Standing nearby with a cardboard sign is Ali, 31, from a small town in Punjab, Pakistan, where his family are poultry farmers. He is married to a Pole, Alina, but only came to visit Poland for the first time a month ago. He’s been staying with her in the city of Poznań. She starting volunteering near the border when the war started, but initially advised Ali against coming.
“There have been a lot of problems involving people with my skin or darker skin,” he says. “Rumours of people getting aggressive to those people crossing the border. I don’t know what was going on. But then she said, ‘we need you, come.’ So I’m here.” His job is to direct anyone wanting to get to Berlin to someone parked nearby, willing to drive.
“I just came to help people”, he says. “I have no particular political alliance.
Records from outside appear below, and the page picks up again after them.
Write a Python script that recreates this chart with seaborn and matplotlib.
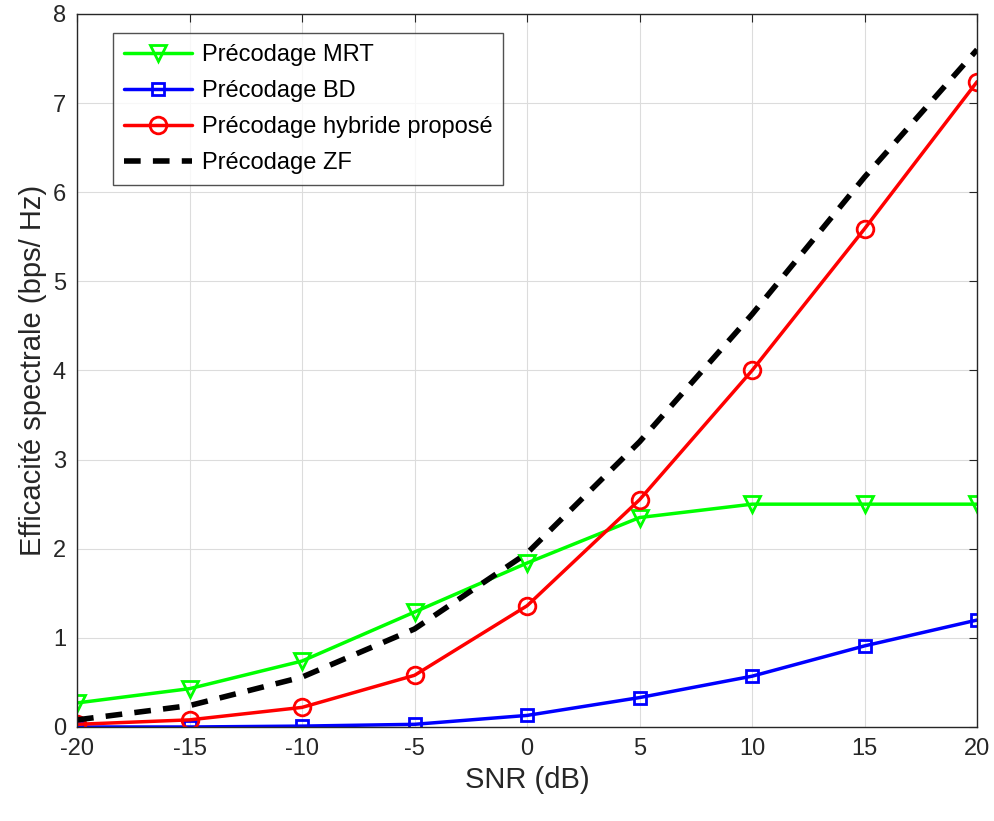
import numpy as np
import pandas as pd
import matplotlib
matplotlib.use('Agg')
import matplotlib.pyplot as plt
import seaborn as sns

# data
snr = [-20, -15, -10, -5, 0, 5, 10, 15, 20]
mrt = [0.27, 0.43, 0.74, 1.29, 1.84, 2.35, 2.50, 2.50, 2.50]
bd = [0.00, 0.00, 0.01, 0.03, 0.13, 0.33, 0.57, 0.91, 1.20]
hybride = [0.03, 0.08, 0.22, 0.58, 1.36, 2.55, 4.00, 5.59, 7.24]
zf = [0.08, 0.24, 0.56, 1.10, 1.95, 3.20, 4.63, 6.17, 7.60]

labels = ['Précodage MRT', 'Précodage BD', 'Précodage hybride proposé', 'Précodage ZF']

sns.set_style('white')
plt.rcParams['font.family'] = ['Liberation Sans', 'DejaVu Sans']
plt.rcParams['axes.unicode_minus'] = False

fig = plt.figure(figsize=(9.95, 8.21), dpi=100)
ax = fig.add_axes([0.0774, 0.1145, 0.9046, 0.8685])

sns.lineplot(x=snr, y=mrt, ax=ax, color='#00ff00', lw=2.5, marker='v', ms=12,
             mfc='none', mec='#00ff00', mew=2, label=labels[0])
sns.lineplot(x=snr, y=bd, ax=ax, color='#0000ff', lw=2.5, marker='s', ms=9,
             mfc='none', mec='#0000ff', mew=2, label=labels[1])
sns.lineplot(x=snr, y=hybride, ax=ax, color='#ff0000', lw=2.5, marker='o', ms=12,
             mfc='none', mec='#ff0000', mew=2, label=labels[2])
sns.lineplot(x=snr, y=zf, ax=ax, color='black', lw=4, dashes=False, label=labels[3])
ax.lines[-1].set_linestyle((0, (3, 2.2)))

ax.set_xlim(-20, 20)
ax.set_ylim(0, 8)
ax.set_xticks(np.arange(-20, 21, 5))
ax.set_yticks(np.arange(0, 9, 1))
ax.grid(True, color='#dcdcdc', lw=0.8)
ax.tick_params(direction='in', labelsize=17, length=6, colors='#262626',
               top=True, right=True, pad=8)
for s in ax.spines.values():
    s.set_color('#262626')
    s.set_linewidth(1)
    s.set_visible(True)

ax.set_xlabel('SNR (dB)', fontsize=21, color='#262626')
ax.set_ylabel('Efficacité spectrale (bps/ Hz)', fontsize=21, color='#262626')

leg = ax.legend(loc='upper left', bbox_to_anchor=(0.04, 0.973), fontsize=17,
                frameon=True, fancybox=False, edgecolor='#262626',
                handlelength=2.9, handletextpad=0.4, borderpad=0.45,
                labelspacing=0.6, borderaxespad=0, labelcolor='black')
leg.get_frame().set_linewidth(1)

fig.savefig('out.png', dpi=100)
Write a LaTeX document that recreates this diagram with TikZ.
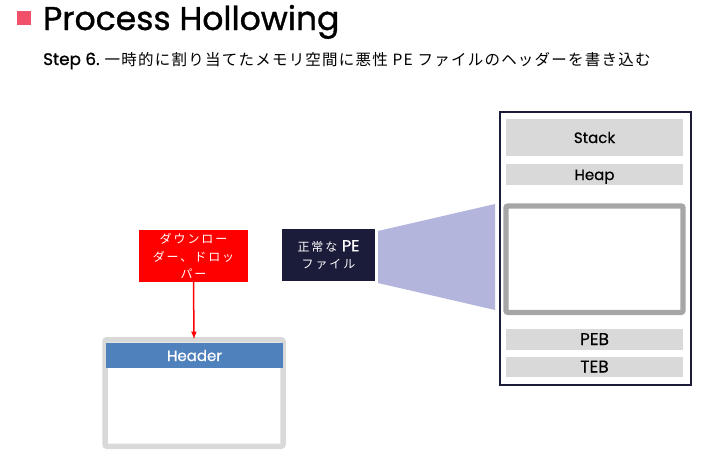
\documentclass[tikz,border=0pt]{standalone}
\usepackage{xcolor}
\usepackage{fontspec}
\setmainfont{Poppins}
\newfontfamily\medium[FakeBold=0.5]{Poppins}
\newfontfamily\heavy[FakeBold=1]{Poppins}
\newfontfamily\cjk[LetterSpace=8]{Noto Sans CJK JP}
\newfontfamily\cjkwide[LetterSpace=16]{Noto Sans CJK JP}
\definecolor{titlered}{HTML}{F0506A}
\definecolor{navybox}{HTML}{1B1B3A}
\definecolor{lilac}{HTML}{B3B5DC}
\definecolor{graybar}{HTML}{D9D9D9}
\definecolor{grayframe}{HTML}{A6A6A6}
\definecolor{headerblue}{HTML}{4F81BD}
\tikzset{
  segment/.style={fill=graybar,inner sep=0pt,text=black,text height=13,text depth=2,font=\medium\fontsize{15}{18}\selectfont},
  capsegment/.style={segment,font=\medium\fontsize{17}{18}\selectfont},
}

\begin{document}
\begin{tikzpicture}[x=1pt,y=1pt,yscale=-1,xscale=1]
\useasboundingbox (0,0) rectangle (726,461);
\fill [titlered] (17,11) rectangle (31,25) ;
%Text
\draw (43,30) node (title) [anchor=base west][inner sep=0pt] {\heavy\fontsize{33}{36}\selectfont Process Hollowing};
\draw (43,65) node (step) [anchor=base west][inner sep=0pt] {{\heavy\fontsize{16.8}{18}\selectfont Step 6.}\hspace{5pt}\cjk\fontsize{15.5}{18}\selectfont 一時的に割り当てたメモリ空間に悪性 PE ファイルのヘッダーを書き込む};
%Dropper
\draw (193.5,256) node (dropper) [fill=red,text=white,minimum width=109,minimum height=52,inner sep=0pt,align=center,font=\cjkwide\fontsize{12}{17.5}\selectfont] {ダウンロー\\ダー、ドロッ\\パー};
\draw (194,393) node (headerbox) [draw=graybar,line width=5.5,rounded corners=2,minimum width=178,minimum height=106.5,inner sep=0pt] {};
\draw (194.5,355.5) node (header) [fill=headerblue,text=white,minimum width=177,minimum height=25,inner sep=0pt,text height=13,text depth=2,font=\medium\fontsize{15}{18}\selectfont] {Header};
\draw [red,line width=1.5,-latex] (dropper.south) -- (194,339) ;
%PE file
\draw (328.5,255) node (pefile) [fill=navybox,text=white,minimum width=93,minimum height=52,inner sep=0pt,align=center,font=\cjkwide\fontsize{12}{17.5}\selectfont] {正常な {\heavy\fontsize{16}{17.5}\selectfont PE}\\ファイル};
\fill [lilac] (378,231) -- (495,204) -- (495,310) -- (378,283) -- cycle ;
%Memory
\draw (595.2,248.2) node (memory) [draw=navybox,line width=2,minimum width=191,minimum height=273,inner sep=0pt] {};
\draw (594.5,137.5) node (stack) [segment,minimum width=177,minimum height=37] {Stack};
\draw (594.5,174.5) node (heap) [segment,minimum width=177,minimum height=21] {Heap};
\draw (594.5,259.2) node (hollow) [draw=grayframe,line width=5.3,rounded corners=2,minimum width=177,minimum height=106.5,inner sep=0pt] {};
\draw (594.5,339.5) node (peb) [capsegment,minimum width=177,minimum height=21] {PEB};
\draw (594.5,367) node (teb) [capsegment,minimum width=177,minimum height=20] {TEB};
\end{tikzpicture}
\end{document}
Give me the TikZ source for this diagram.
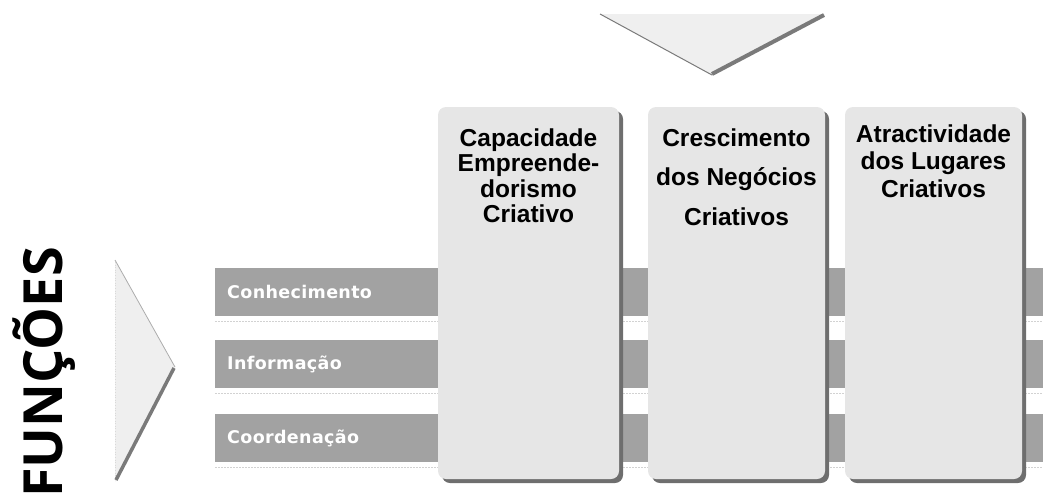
\documentclass[tikz,border=0pt]{standalone}
\usepackage{fontspec}
\newfontfamily\headfont{Liberation Sans}
\newfontfamily\barfont{DejaVu Sans}[LetterSpace=2]
\newfontfamily\bigfont{Open Sans}
\definecolor{colfill}{HTML}{E6E6E6}
\definecolor{colshadow}{HTML}{6E6E6E}
\definecolor{barfill}{HTML}{A2A2A2}
\definecolor{chevfill}{HTML}{EFEFEF}
\definecolor{chevedge}{HTML}{7A7A7A}
\begin{document}
\begin{tikzpicture}[x=1pt,y=-1pt,
  colbox/.style={fill=colfill, rounded corners=8pt},
  colshade/.style={fill=colshadow, rounded corners=8pt},
  barbox/.style={fill=barfill},
  barline/.style={draw=gray!35, line width=1pt, dash pattern=on 2pt off 1pt},
  bartext/.style={anchor=west, text=white, font=\barfont\bfseries\fontsize{17.5}{20}\selectfont, inner sep=0pt},
  headtext/.style={anchor=base, font=\headfont\bfseries\fontsize{24.5}{26}\selectfont, inner sep=0pt},
  bigtext/.style={anchor=base, rotate=90, font=\bigfont\bfseries\fontsize{54}{60}\selectfont, inner sep=0pt},
]
\useasboundingbox (0,0) rectangle (1043,498);

% top chevron
\fill[chevfill] (600,14) -- (825,14) -- (712,75) -- cycle;
\draw[chevedge, line width=1pt] (600,14) -- (712,75);
\draw[chevedge, line width=4pt] (712,74) -- (824,15);

% left chevron
\fill[chevfill] (115,260) -- (175,367) -- (115,482) -- cycle;
\draw[gray!30, line width=0.6pt, dotted] (115,262) -- (115,480);
\draw[gray!65, line width=0.8pt] (115,260) -- (175,367);
\draw[chevedge, line width=3.5pt] (174,368) -- (116,480);

% FUNCOES
\node[bigtext] (func) at (62,372.5) {FUNÇÕES};

% bars
\fill[barbox] (215,268) rectangle (1043,316);
\fill[barbox] (215,340) rectangle (1043,388);
\fill[barbox] (215,414) rectangle (1043,462);
\draw[barline] (215,321) -- (1043,321);
\draw[barline] (215,393) -- (1043,393);
\draw[barline] (215,467) -- (1043,467);
\node[bartext] (b1) at (227,292) {Conhecimento};
\node[bartext] (b2) at (227,364) {Informação};
\node[bartext] (b3) at (227,438) {Coordenação};

% columns
\fill[colshade] (442,111) rectangle (623,483);
\fill[colbox] (438,107) rectangle (619,479);
\fill[colshade] (652,111) rectangle (829,483);
\fill[colbox] (648,107) rectangle (825,479);
\fill[colshade] (849,111) rectangle (1026,483);
\fill[colbox] (845,107) rectangle (1022,479);

% column titles
\node[headtext] (c1a) at (528.5,146) {Capacidade};
\node[headtext] (c1b) at (528.5,171.5) {Empreende-};
\node[headtext] (c1c) at (528.5,197) {dorismo};
\node[headtext] (c1d) at (528.5,222.5) {Criativo};
\node[headtext] (c2a) at (736.5,146) {Crescimento};
\node[headtext] (c2b) at (736.5,185.5) {dos Negócios};
\node[headtext] (c2c) at (736.5,225) {Criativos};
\node[headtext] (c3a) at (933.5,142) {Atractividade};
\node[headtext] (c3b) at (933.5,169.5) {dos Lugares};
\node[headtext] (c3c) at (933.5,197) {Criativos};
\end{tikzpicture}
\end{document}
Otherwise I’m just looking at news all the time on the phone. What good’s that?”
It’s late afternoon now and a light snow is falling. I’m standing on the station platform with Marta, who works for T-Mobile in the nearby city of Rzeszow. The day before, I watched as Marta went up to a small girl, standing by a wall, crying. Marta bent down and offered her a fluffy bunny and a chocolate egg. Tears instantly gone, the girl nuzzled the toy on her cheek and beamed back at her.
Today, Marta is handing out Polish sim cards and helping Ukrainians connect to the mobile network. “People don’t speak much, they are too traumatised,” she says. “I just hope that one day they get home.”